--- Written exercise ---
Each line below should be retyped exactly, with no pictures.

:: Source data ::

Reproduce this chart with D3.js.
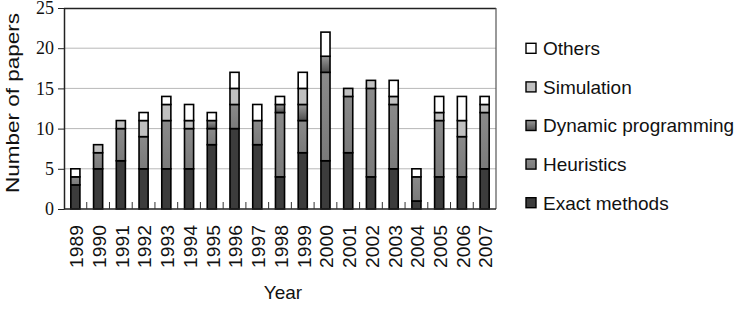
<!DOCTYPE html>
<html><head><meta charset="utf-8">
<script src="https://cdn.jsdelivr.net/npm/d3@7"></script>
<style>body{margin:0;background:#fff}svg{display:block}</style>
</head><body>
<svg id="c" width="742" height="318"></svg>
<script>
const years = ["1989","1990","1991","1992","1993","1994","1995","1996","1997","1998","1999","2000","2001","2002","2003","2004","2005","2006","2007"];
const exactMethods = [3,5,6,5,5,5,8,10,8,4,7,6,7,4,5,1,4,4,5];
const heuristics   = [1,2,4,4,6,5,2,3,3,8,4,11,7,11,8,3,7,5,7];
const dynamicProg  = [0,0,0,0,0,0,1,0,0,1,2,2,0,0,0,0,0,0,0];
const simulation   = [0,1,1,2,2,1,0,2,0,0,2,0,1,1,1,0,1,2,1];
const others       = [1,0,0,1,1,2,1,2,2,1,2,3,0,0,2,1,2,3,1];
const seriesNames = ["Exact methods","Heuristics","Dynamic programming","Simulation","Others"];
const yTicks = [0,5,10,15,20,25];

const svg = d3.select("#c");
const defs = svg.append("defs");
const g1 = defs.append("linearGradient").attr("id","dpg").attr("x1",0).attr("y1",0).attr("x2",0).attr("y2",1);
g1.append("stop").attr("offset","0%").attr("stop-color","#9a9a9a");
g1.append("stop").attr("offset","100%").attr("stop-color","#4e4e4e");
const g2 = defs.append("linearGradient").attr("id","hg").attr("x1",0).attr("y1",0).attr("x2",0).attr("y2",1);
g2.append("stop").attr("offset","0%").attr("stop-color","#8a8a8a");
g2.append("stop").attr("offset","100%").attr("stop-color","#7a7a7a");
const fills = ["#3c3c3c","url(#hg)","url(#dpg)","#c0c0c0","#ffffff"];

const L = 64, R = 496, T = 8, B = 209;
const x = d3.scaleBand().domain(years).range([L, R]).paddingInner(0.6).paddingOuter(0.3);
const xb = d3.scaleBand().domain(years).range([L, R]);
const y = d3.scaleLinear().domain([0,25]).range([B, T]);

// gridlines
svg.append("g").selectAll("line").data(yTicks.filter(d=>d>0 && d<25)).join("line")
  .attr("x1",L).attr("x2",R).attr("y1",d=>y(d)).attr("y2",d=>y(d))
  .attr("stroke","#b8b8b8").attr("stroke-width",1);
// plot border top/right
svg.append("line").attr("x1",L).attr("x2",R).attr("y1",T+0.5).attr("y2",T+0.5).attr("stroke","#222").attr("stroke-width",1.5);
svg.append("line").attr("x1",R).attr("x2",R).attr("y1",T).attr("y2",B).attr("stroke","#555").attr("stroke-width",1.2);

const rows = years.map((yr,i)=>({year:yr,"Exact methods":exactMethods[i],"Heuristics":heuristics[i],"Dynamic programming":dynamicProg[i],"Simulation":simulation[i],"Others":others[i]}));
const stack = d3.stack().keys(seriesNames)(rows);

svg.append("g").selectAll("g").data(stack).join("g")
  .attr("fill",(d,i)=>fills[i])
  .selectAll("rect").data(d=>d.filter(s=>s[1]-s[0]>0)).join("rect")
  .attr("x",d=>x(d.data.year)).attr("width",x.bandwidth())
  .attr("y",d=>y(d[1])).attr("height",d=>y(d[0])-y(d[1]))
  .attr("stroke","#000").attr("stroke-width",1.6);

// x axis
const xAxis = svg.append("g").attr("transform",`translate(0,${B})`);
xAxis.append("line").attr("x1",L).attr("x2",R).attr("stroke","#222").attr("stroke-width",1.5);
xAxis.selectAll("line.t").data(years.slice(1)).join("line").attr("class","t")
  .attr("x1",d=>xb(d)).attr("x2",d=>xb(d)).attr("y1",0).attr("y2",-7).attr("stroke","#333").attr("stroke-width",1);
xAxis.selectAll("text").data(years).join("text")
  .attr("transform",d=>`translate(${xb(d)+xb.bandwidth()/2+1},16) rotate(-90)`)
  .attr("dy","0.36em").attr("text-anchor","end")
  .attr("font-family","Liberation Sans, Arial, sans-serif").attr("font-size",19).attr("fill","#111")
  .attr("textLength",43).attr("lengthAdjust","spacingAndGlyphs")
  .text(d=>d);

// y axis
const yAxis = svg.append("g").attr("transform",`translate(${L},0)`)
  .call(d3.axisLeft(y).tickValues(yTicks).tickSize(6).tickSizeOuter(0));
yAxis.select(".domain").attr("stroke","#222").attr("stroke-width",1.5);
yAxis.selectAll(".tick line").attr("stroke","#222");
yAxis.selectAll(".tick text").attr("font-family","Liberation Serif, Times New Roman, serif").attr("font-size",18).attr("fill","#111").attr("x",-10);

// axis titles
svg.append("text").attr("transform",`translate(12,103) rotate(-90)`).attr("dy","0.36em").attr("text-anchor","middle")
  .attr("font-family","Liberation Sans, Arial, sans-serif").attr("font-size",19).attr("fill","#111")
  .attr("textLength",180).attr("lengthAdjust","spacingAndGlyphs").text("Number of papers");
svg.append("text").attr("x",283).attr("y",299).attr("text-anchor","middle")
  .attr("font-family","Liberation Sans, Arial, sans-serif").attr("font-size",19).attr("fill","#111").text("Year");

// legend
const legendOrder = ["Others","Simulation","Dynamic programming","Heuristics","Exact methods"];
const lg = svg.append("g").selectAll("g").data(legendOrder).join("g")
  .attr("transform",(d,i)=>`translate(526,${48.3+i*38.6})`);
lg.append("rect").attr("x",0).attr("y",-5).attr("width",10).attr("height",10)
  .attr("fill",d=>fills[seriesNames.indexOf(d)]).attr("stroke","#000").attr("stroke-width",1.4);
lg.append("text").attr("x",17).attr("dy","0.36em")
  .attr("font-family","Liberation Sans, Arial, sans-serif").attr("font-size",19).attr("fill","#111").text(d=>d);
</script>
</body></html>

:::

--- Written solution ---
Reproduce this chart with D3.js.
<!DOCTYPE html>
<html><head><meta charset="utf-8">
<script src="https://cdn.jsdelivr.net/npm/d3@7"></script>
<style>body{margin:0;background:#fff}svg{display:block}</style>
</head><body>
<svg id="c" width="742" height="318"></svg>
<script>
const years = ["1989","1990","1991","1992","1993","1994","1995","1996","1997","1998","1999","2000","2001","2002","2003","2004","2005","2006","2007"];
const exactMethods = [3,5,6,5,5,5,8,10,8,4,7,6,7,4,5,1,4,4,5];
const heuristics   = [1,2,4,4,6,5,2,3,3,8,4,11,7,11,8,3,7,5,7];
const dynamicProg  = [0,0,0,0,0,0,1,0,0,1,2,2,0,0,0,0,0,0,0];
const simulation   = [0,1,1,2,2,1,0,2,0,0,2,0,1,1,1,0,1,2,1];
const others       = [1,0,0,1,1,2,1,2,2,1,2,3,0,0,2,1,2,3,1];
const seriesNames = ["Exact methods","Heuristics","Dynamic programming","Simulation","Others"];
const yTicks = [0,5,10,15,20,25];

const svg = d3.select("#c");
const defs = svg.append("defs");
const g1 = defs.append("linearGradient").attr("id","dpg").attr("x1",0).attr("y1",0).attr("x2",0).attr("y2",1);
g1.append("stop").attr("offset","0%").attr("stop-color","#9a9a9a");
g1.append("stop").attr("offset","100%").attr("stop-color","#4e4e4e");
const g2 = defs.append("linearGradient").attr("id","hg").attr("x1",0).attr("y1",0).attr("x2",0).attr("y2",1);
g2.append("stop").attr("offset","0%").attr("stop-color","#8a8a8a");
g2.append("stop").attr("offset","100%").attr("stop-color","#7a7a7a");
const fills = ["#3c3c3c","url(#hg)","url(#dpg)","#c0c0c0","#ffffff"];

const L = 64, R = 496, T = 8, B = 209;
const x = d3.scaleBand().domain(years).range([L, R]).paddingInner(0.6).paddingOuter(0.3);
const xb = d3.scaleBand().domain(years).range([L, R]);
const y = d3.scaleLinear().domain([0,25]).range([B, T]);

// gridlines
svg.append("g").selectAll("line").data(yTicks.filter(d=>d>0 && d<25)).join("line")
  .attr("x1",L).attr("x2",R).attr("y1",d=>y(d)).attr("y2",d=>y(d))
  .attr("stroke","#b8b8b8").attr("stroke-width",1);
// plot border top/right
svg.append("line").attr("x1",L).attr("x2",R).attr("y1",T+0.5).attr("y2",T+0.5).attr("stroke","#222").attr("stroke-width",1.5);
svg.append("line").attr("x1",R).attr("x2",R).attr("y1",T).attr("y2",B).attr("stroke","#555").attr("stroke-width",1.2);

const rows = years.map((yr,i)=>({year:yr,"Exact methods":exactMethods[i],"Heuristics":heuristics[i],"Dynamic programming":dynamicProg[i],"Simulation":simulation[i],"Others":others[i]}));
const stack = d3.stack().keys(seriesNames)(rows);

svg.append("g").selectAll("g").data(stack).join("g")
  .attr("fill",(d,i)=>fills[i])
  .selectAll("rect").data(d=>d.filter(s=>s[1]-s[0]>0)).join("rect")
  .attr("x",d=>x(d.data.year)).attr("width",x.bandwidth())
  .attr("y",d=>y(d[1])).attr("height",d=>y(d[0])-y(d[1]))
  .attr("stroke","#000").attr("stroke-width",1.6);

// x axis
const xAxis = svg.append("g").attr("transform",`translate(0,${B})`);
xAxis.append("line").attr("x1",L).attr("x2",R).attr("stroke","#222").attr("stroke-width",1.5);
xAxis.selectAll("line.t").data(years.slice(1)).join("line").attr("class","t")
  .attr("x1",d=>xb(d)).attr("x2",d=>xb(d)).attr("y1",0).attr("y2",-7).attr("stroke","#333").attr("stroke-width",1);
xAxis.selectAll("text").data(years).join("text")
  .attr("transform",d=>`translate(${xb(d)+xb.bandwidth()/2+1},16) rotate(-90)`)
  .attr("dy","0.36em").attr("text-anchor","end")
  .attr("font-family","Liberation Sans, Arial, sans-serif").attr("font-size",19).attr("fill","#111")
  .attr("textLength",43).attr("lengthAdjust","spacingAndGlyphs")
  .text(d=>d);

// y axis
const yAxis = svg.append("g").attr("transform",`translate(${L},0)`)
  .call(d3.axisLeft(y).tickValues(yTicks).tickSize(6).tickSizeOuter(0));
yAxis.select(".domain").attr("stroke","#222").attr("stroke-width",1.5);
yAxis.selectAll(".tick line").attr("stroke","#222");
yAxis.selectAll(".tick text").attr("font-family","Liberation Serif, Times New Roman, serif").attr("font-size",18).attr("fill","#111").attr("x",-10);

// axis titles
svg.append("text").attr("transform",`translate(12,103) rotate(-90)`).attr("dy","0.36em").attr("text-anchor","middle")
  .attr("font-family","Liberation Sans, Arial, sans-serif").attr("font-size",19).attr("fill","#111")
  .attr("textLength",180).attr("lengthAdjust","spacingAndGlyphs").text("Number of papers");
svg.append("text").attr("x",283).attr("y",299).attr("text-anchor","middle")
  .attr("font-family","Liberation Sans, Arial, sans-serif").attr("font-size",19).attr("fill","#111").text("Year");

// legend
const legendOrder = ["Others","Simulation","Dynamic programming","Heuristics","Exact methods"];
const lg = svg.append("g").selectAll("g").data(legendOrder).join("g")
  .attr("transform",(d,i)=>`translate(526,${48.3+i*38.6})`);
lg.append("rect").attr("x",0).attr("y",-5).attr("width",10).attr("height",10)
  .attr("fill",d=>fills[seriesNames.indexOf(d)]).attr("stroke","#000").attr("stroke-width",1.4);
lg.append("text").attr("x",17).attr("dy","0.36em")
  .attr("font-family","Liberation Sans, Arial, sans-serif").attr("font-size",19).attr("fill","#111").text(d=>d);
</script>
</body></html>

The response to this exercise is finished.